Maeda-en is proud to offer you deliciousness and convenience all at the same time: crushed blue-green Gyokuro leaves are packed in mesh pyramid bags for maximum steeping & easy clean up. It brews into the beautiful jade liquor Gyokuro is known for, and tastes just like a whole leaf brew!

Brew 1 tea bag in 6 oz of warm water (160 F), for 2-4 minutes, and enjoy.
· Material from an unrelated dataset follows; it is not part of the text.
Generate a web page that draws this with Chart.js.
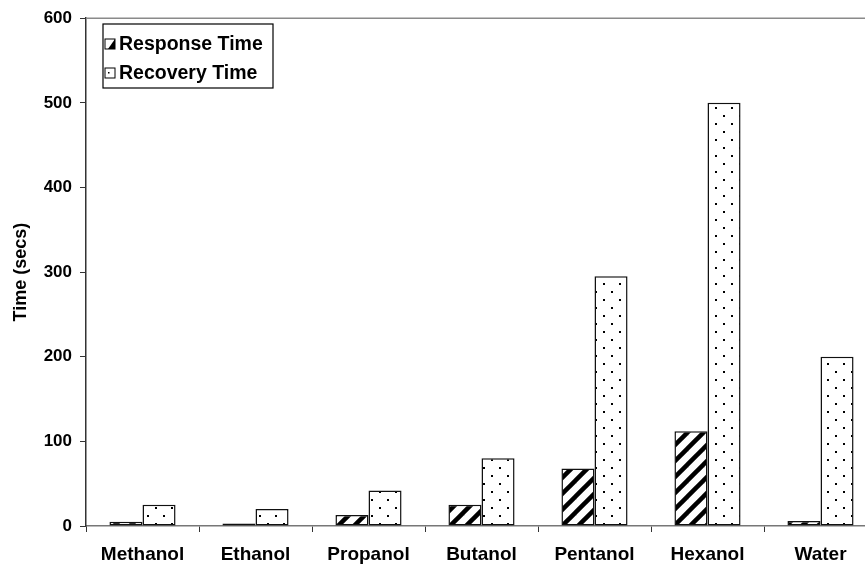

About Maeda-en View company

Maeda-En has been in business for the last 25 years as an importer, manufacturer and wholesaler of green tea & green tea desserts. Our Japanese grown, fresh quality green teas are shipped directly from our production factory in Japan to the states and then world-wide.

2 Tasting Notes

79
1936 tasting notes

Sipdown no. 59 for the year 2014. A teabag from the work stash. (Gyokuro in a teabag? Whoa.)

There are two other entries for Maeda-en Gyokuro teabags in the Steepster database, but one is for “premium” and one is for “supreme.” Mine was simply called “Green Tea Tea Bag” so I created a new entry for it.

I attempted to get my water from the spigot at work down to something approaching 140 degrees by letting it sit after dispensing for five minutes.

The teabag smells terrific, sort of like buttery spinach, and after steeping it smells even more like that. The liquor is a very light chartreuse color. The tea’s aroma is very subtle chlorophylly smell.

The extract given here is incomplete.